Bottom line: If you're bidding on large-scale commercial projects, the machinery sitting on your job site is a credibility signal. A leased Volvo fleet communicates that you invest in quality. An aging fleet—even if well-maintained—can suggest you're cutting corners. I've seen bids won and lost on this impression alone.

Does this mean every company needs to lease? No. If you're running a small residential operation where relationships are personal and reputation is built on referrals, your worn-in machine might actually be a badge of experience. But in the B2B space, first impressions are brutal.

“The $50 difference per lease payment translated to measurably better client retention for one of our clients. That's not theory.”

When to Lease a Volvo (and When Not To)

After reviewing 200+ evaluations and sitting through dozens of regret calls, here's my practical advice:

  • Lease if: You rely on equipment uptime for revenue; your current fleet is 5+ years old; you're bidding on new, higher-stakes projects; your cash flow is project-dependent (leases preserve capital).
  • Stick with your existing fleet if: You have a dedicated mechanic; your machine is under 3 years old; your margins are thin and lease payments would strain cash; you own the equipment outright and have strong resale value.
  • Hybrid approach that works: Lease your primary production machine (excavator, loader) and own the backup/utility units. This gives you uptime reliability where it hurts most, without committing to a full-fleet replacement.

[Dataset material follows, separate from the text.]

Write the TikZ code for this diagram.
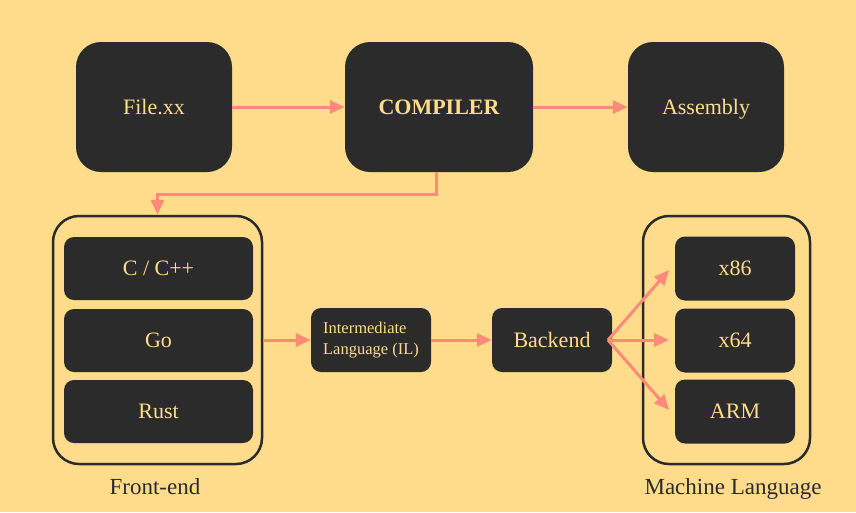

The question isn't “Is leasing cheaper than owning?”. The question is “Which option creates more value in my specific context?” In my experience, the answer depends more on your cash flow rhythm and client profile than on spreadsheet math alone.

Seriously—think about it. If you want to test-drive a lease without committing, most Volvo dealers offer short-term rental programs that convert to leases. Try it for three months on your hardest-working machine. That's how I convinced my first skeptic. Now they're on their second lease cycle.